El futuro de la Monarquía y la construcción de un federalismo moderno, que supere o defina el marco autonómico, son debates fundamentales para mejorar la gobernanza de este país, y por ende la felicidad de sus ciudadanos y su progreso económico, material y moral. Las ínfulas cortoplacistas del poder y el impulso reaccionario de la oposición han vuelto a aplazar estas cuestiones lo mismo que las referentes a la ley electoral, cuya reforma pedían también todos los partidos políticos. La constitucionalización de la provincia como circunscripción electoral no es una casualidad: se trataba de primar electoralmente a la llamada España profunda, feudo tradicional de la derecha, y también –en eso no repararon los responsables de entonces– del independentismo catalán y vasco.

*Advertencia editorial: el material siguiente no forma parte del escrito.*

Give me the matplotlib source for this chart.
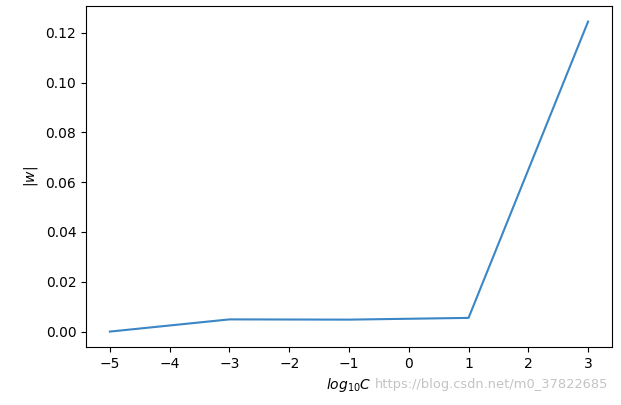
import matplotlib.pyplot as plt

# log10(C) and the norm of w
log_c = [-5, -3, -1, 1, 3]
w_norm = [0.0, 0.0049, 0.0048, 0.0055, 0.1245]

fig = plt.figure(figsize=(6.21, 4.05), dpi=100)
ax = fig.add_axes([0.1385, 0.143, 0.847, 0.842])
ax.plot(log_c, w_norm, color='#3a86c6')
ax.set_xlabel(r'$log_{10}C$')
ax.set_ylabel(r'$|w|$')

# csdn watermark, kept just right of the x label
fig.text(0.604, 0.035, 'https://blog.csdn.net/m0_37822685', ha='left', va='bottom',
         fontsize=9.4, color='#c4c4c4')

fig.savefig('out.png', dpi=100)
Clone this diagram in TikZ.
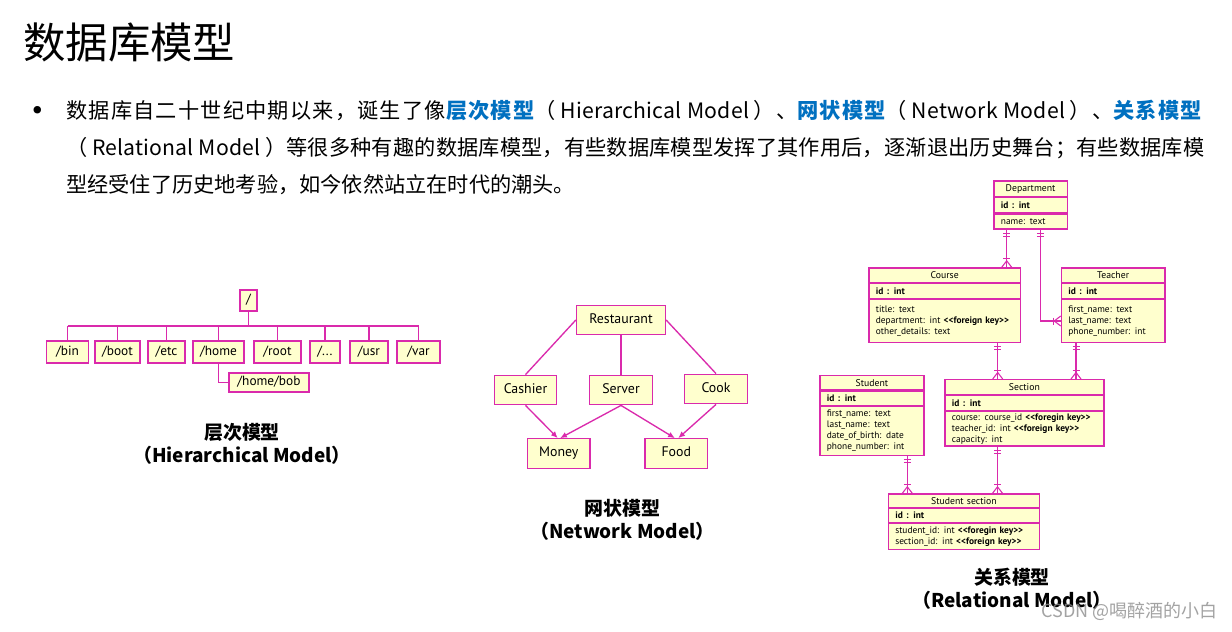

La ley electoral prima a los partidos fuertes que se presentan en todo el territorio y castiga a los más pequeños. Pero se ven beneficiadas igualmente las formaciones nacionalistas que concurren a las elecciones solo en distritos determinados. El bipartidismo potenciado por el sistema se ve solo corregido por la presencia de partidos que hoy son claramente independentistas, a los que se otorga un protagonismo exagerado en las posibles coaliciones parlamentarias o de gobierno. Así vivimos hoy la sublime paradoja de que los destinos del país dependan de quienes pretenden separarse de él.

El Consejo de Estado tardó casi un año en contestar la consulta del Gobierno de Rodríguez Zapatero. Concretó su respuesta en un dictamen de 400 páginas favorable a las tesis del Ejecutivo y que contó con la agria oposición del expresidente Aznar. Han pasado más de 12 años desde entonces, y no ha sucedido absolutamente nada. Las promesas de que aquella reforma constitucional sellaría el broche de la legislatura socialista acabaron abrasadas por la crisis financiera mundial que marcó el inicio de la descomposición de nuestro sistema político. La fragmentación actual, la brutalidad del lenguaje, la desunión de los partidos llamados constitucionalistas y la mediocridad de los liderazgos hacen hoy imposible el mínimo consenso necesario para proceder a la tarea. Esta es, sin embargo, más urgente que nunca: la única manera de defender la Constitución 40 años después de promulgada, y de que perviva por otras cuatro décadas, es reformarla. Hay muchos que se preguntan si ya no es tarde para eso.

Juan Luis Cebrián es presidente de honor de EL PAÍS y miembro de la Real Academia Española.